DATA EXTRACT:
—————

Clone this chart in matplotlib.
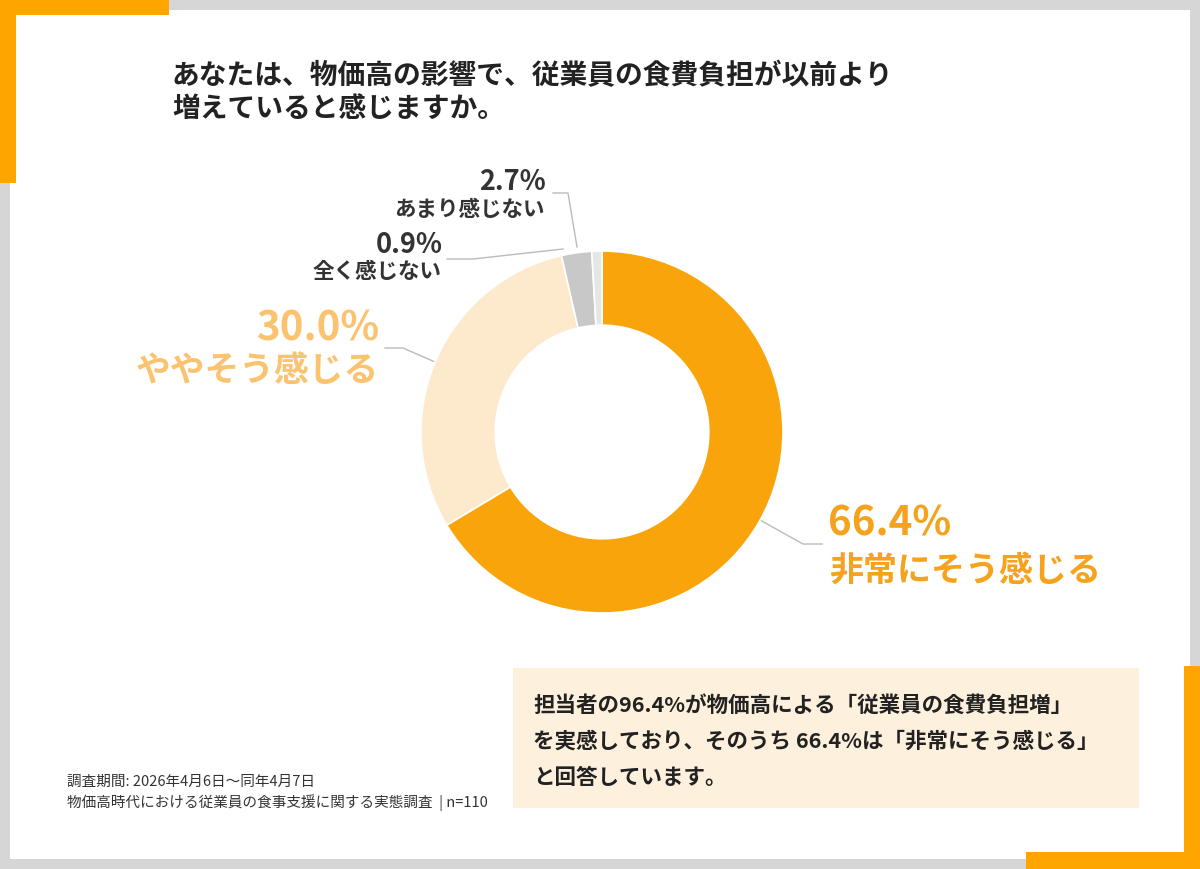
import matplotlib
matplotlib.use("Agg")
import matplotlib.pyplot as plt
from matplotlib.patches import Rectangle

plt.rcParams['font.family'] = ['Noto Sans CJK JP', 'DejaVu Sans']

# ---- data ----
categories = ["非常にそう感じる", "ややそう感じる", "あまり感じない", "全く感じない"]
values = [66.4, 30.0, 2.7, 0.9]
pct_labels = ["66.4%", "30.0%", "2.7%", "0.9%"]
colors = ["#F9A40B", "#FDE9CB", "#C8C8C8", "#E6E6E6"]

title_lines = ["あなたは、物価高の影響で、従業員の食費負担が以前より", "増えていると感じますか。"]
box_lines = ["担当者の96.4%が物価高による「従業員の食費負担増」",
             "を実感しており、そのうち 66.4%は「非常にそう感じる」",
             "と回答しています。"]
footer_lines = ["調査期間: 2026年4月6日～同年4月7日",
                "物価高時代における従業員の食事支援に関する実態調査  | n=110"]

W, H = 1200, 869
fig = plt.figure(figsize=(W / 100, H / 100), dpi=100)
fig.patch.set_facecolor("white")

# overlay axes in pixel coordinates (y down)
ov = fig.add_axes([0, 0, 1, 1])
ov.set_xlim(0, W)
ov.set_ylim(H, 0)
ov.axis("off")

GRAY = "#D6D6D6"
ORANGE = "#FFA500"
# gray frame
ov.add_patch(Rectangle((0, 0), W, 10, color=GRAY, lw=0))
ov.add_patch(Rectangle((0, H - 10), W, 10, color=GRAY, lw=0))
ov.add_patch(Rectangle((0, 0), 10, H, color=GRAY, lw=0))
ov.add_patch(Rectangle((W - 10, 0), 10, H, color=GRAY, lw=0))
# orange corners
ov.add_patch(Rectangle((0, 0), 169, 15, color=ORANGE, lw=0))
ov.add_patch(Rectangle((0, 0), 16, 183, color=ORANGE, lw=0))
ov.add_patch(Rectangle((1026, 852), W - 1026, H - 852, color=ORANGE, lw=0))
ov.add_patch(Rectangle((1184, 666), W - 1184, H - 666, color=ORANGE, lw=0))

# title
for i, t in enumerate(title_lines):
    ov.text(172, 76 + i * 33, t, fontsize=20, fontweight="bold", color="#222222",
            ha="left", va="center")

# donut
cx, cy, R = 602, 432, 181
pax = fig.add_axes([(cx - R) / W, (H - cy - R) / H, 2 * R / W, 2 * R / H])
pax.pie(values, colors=colors, startangle=90, counterclock=False,
        wedgeprops=dict(width=0.41, edgecolor="white", linewidth=1.2))
pax.set_xlim(-1, 1)
pax.set_ylim(-1, 1)
pax.set_aspect("equal")
pax.axis("off")

line_kw = dict(color="#BBBBBB", lw=1.0)
# leader lines
ov.plot([760, 803, 822], [520, 544, 544], **line_kw)
ov.plot([385, 403, 435], [348, 348, 362], **line_kw)
ov.plot([447, 473, 563], [259, 259, 249], **line_kw)
ov.plot([553, 568, 577], [193, 193, 247], **line_kw)

# labels
ov.text(828, 524, pct_labels[0], fontsize=29, fontweight="bold", color="#F5A21C",
        ha="left", va="center")
ov.text(829, 570, categories[0], fontsize=24.5, fontweight="bold", color="#F5A21C",
        ha="left", va="center")
ov.text(379, 329, pct_labels[1], fontsize=29, fontweight="bold", color="#FBC36F",
        ha="right", va="center")
ov.text(379, 371, categories[1], fontsize=25, fontweight="bold", color="#FBC36F",
        ha="right", va="center")
ov.text(546, 182, pct_labels[2], fontsize=19.5, fontweight="bold", color="#333333",
        ha="right", va="center")
ov.text(545, 209, categories[2], fontsize=15.5, fontweight="bold", color="#333333",
        ha="right", va="center")
ov.text(443, 245, pct_labels[3], fontsize=19.5, fontweight="bold", color="#333333",
        ha="right", va="center")
ov.text(442, 272, categories[3], fontsize=15.5, fontweight="bold", color="#333333",
        ha="right", va="center")

# highlight box
ov.add_patch(Rectangle((513, 668), 626, 140, color="#FDF0DD", lw=0))
for i, t in enumerate(box_lines):
    ov.text(533, 705 + i * 36, t, fontsize=15.5, fontweight="bold", color="#222222",
            ha="left", va="center")

# footer
for i, t in enumerate(footer_lines):
    ov.text(67, 782 + i * 21, t, fontsize=10.5, color="#333333", ha="left", va="center")

fig.savefig("out.png", dpi=100, facecolor="white")
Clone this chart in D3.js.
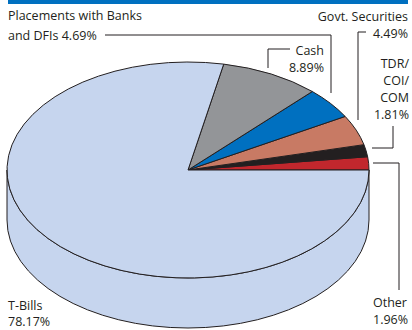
<!DOCTYPE html>
<html>
  <head>
    <meta charset="utf-8">
    <script src="https://d3js.org/d3.v7.min.js"></script>
    <style>
      body { margin: 0; background: #fff; }
      .lbl { font-family: "Open Sans", sans-serif; font-size: 12.5px; fill: #231f20; }
      .lead { fill: none; stroke: #231f20; stroke-width: 1px; }
    </style>
  </head>
  <body>
    <svg width="412" height="330"></svg>
    <script>
    // shares in %, counter-clockwise from the 3 o'clock position
    var names  = ["Other", "TDR/COI/COM", "Govt. Securities", "Placements with Banks and DFIs", "Cash", "T-Bills"];
    var values = [1.96, 1.81, 4.49, 4.69, 8.89, 78.17];
    var colors = ["#c1272d", "#231f20", "#c87a64", "#0070c0", "#939598", "#c6d5ee"];

    var svg = d3.select("svg");
    var cx = 188, cy = 170, rx = 181, ry = 108, depth = 50;

    // top rule
    svg.append("rect").attr("x", 8).attr("y", 0).attr("width", 400).attr("height", 4).attr("fill", "#0070c0");

    // side wall (front half only belongs to T-Bills)
    svg.append("path")
        .attr("d", "M" + (cx - rx) + "," + cy +
                   "A" + rx + "," + ry + " 0 0 0 " + (cx + rx) + "," + cy +
                   "L" + (cx + rx) + "," + (cy + depth) +
                   "A" + rx + "," + ry + " 0 0 1 " + (cx - rx) + "," + (cy + depth) + "Z")
        .attr("fill", colors[5])
        .attr("stroke", "#231f20")
        .attr("stroke-width", 1);

    var pie = d3.pie().sort(null)
        .startAngle(Math.PI / 2)
        .endAngle(Math.PI / 2 - 2 * Math.PI);

    var arc = d3.arc().innerRadius(0).outerRadius(rx);

    var face = svg.append("g")
        .attr("transform", "translate(" + cx + "," + cy + ") scale(1," + (ry / rx) + ")");

    face.selectAll("path")
        .data(pie(values))
        .enter().append("path")
        .attr("d", arc)
        .attr("fill", function(d, i) { return colors[i]; })
        .attr("stroke", "#231f20")
        .attr("stroke-width", 1)
        .attr("vector-effect", "non-scaling-stroke");

    // leader lines
    var leads = [
      [[105, 35], [331, 35], [331, 93]],
      [[290, 49], [268, 49], [268, 68]],
      [[366, 32], [358, 32], [358, 120]],
      [[372, 148], [393, 148], [393, 126]],
      [[373, 163], [399, 163], [399, 290]]
    ];
    svg.selectAll(".lead")
        .data(leads)
        .enter().append("path")
        .attr("class", "lead")
        .attr("d", d3.line());

    // labels: [text, x, y, anchor]
    var labels = [
      ["Placements with Banks", 8, 20, "start"],
      ["and DFIs 4.69%", 8, 40, "start"],
      ["Govt. Securities", 408, 21, "end"],
      ["4.49%", 408, 38, "end"],
      ["Cash", 324, 55, "end"],
      ["8.89%", 324, 72, "end"],
      ["TDR/", 409, 68, "end"],
      ["COI/", 409, 85, "end"],
      ["COM", 409, 102, "end"],
      ["1.81%", 409, 119, "end"],
      ["Other", 373, 307, "start"],
      ["1.96%", 373, 324, "start"],
      ["T-Bills", 8, 310, "start"],
      ["78.17%", 8, 326, "start"]
    ];
    svg.selectAll(".lbl")
        .data(labels)
        .enter().append("text")
        .attr("class", "lbl")
        .attr("x", function(d) { return d[1]; })
        .attr("y", function(d) { return d[2]; })
        .attr("text-anchor", function(d) { return d[3]; })
        .text(function(d) { return d[0]; });
    </script>
  </body>
</html>
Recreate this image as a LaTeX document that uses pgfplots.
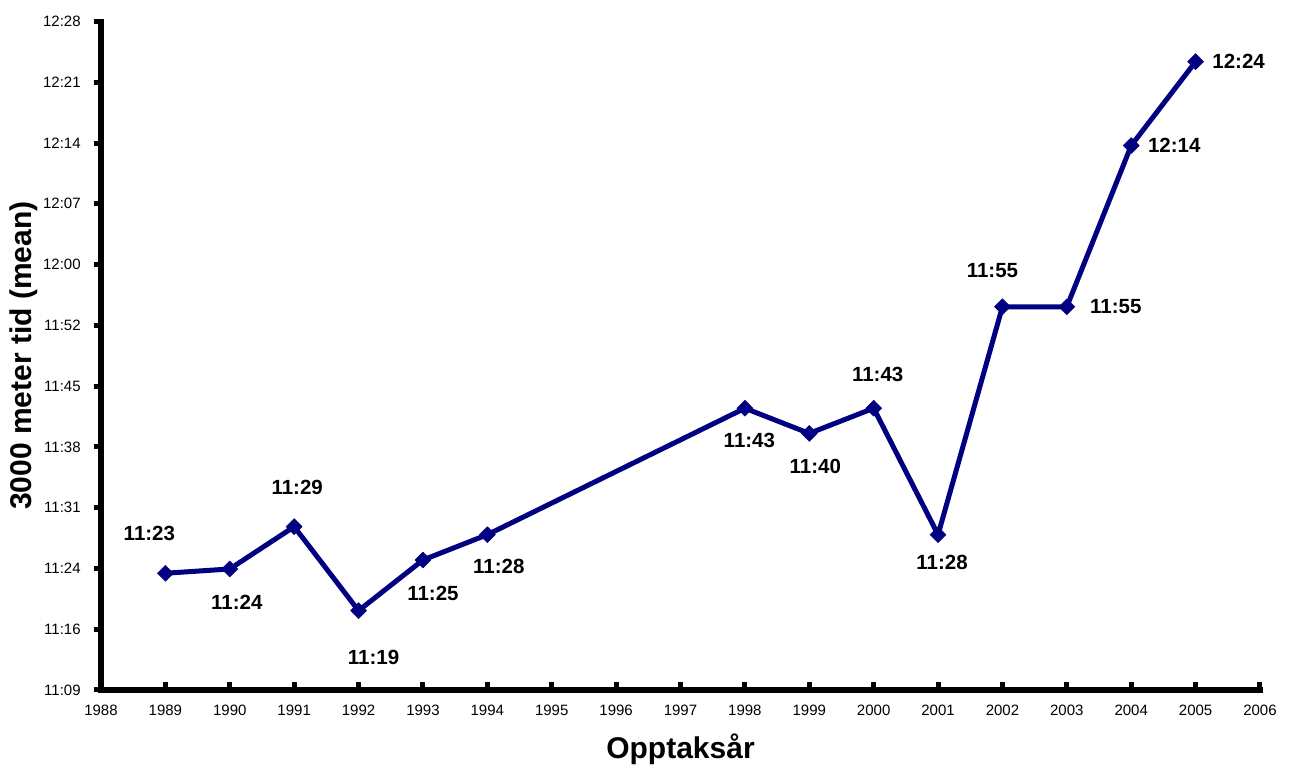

—————

WRITTEN TASK: Print the data above verbatim from the first line through the line holding "plt.rcParams['font.family'] = ['Noto", leaving every picture out.

SOLUTION TO THIS PROBLEM:
Clone this chart in matplotlib.
import matplotlib
matplotlib.use("Agg")
import matplotlib.pyplot as plt
from matplotlib.patches import Rectangle

plt.rcParams['font.family'] = ['Noto Sans CJK JP', 'DejaVu Sans']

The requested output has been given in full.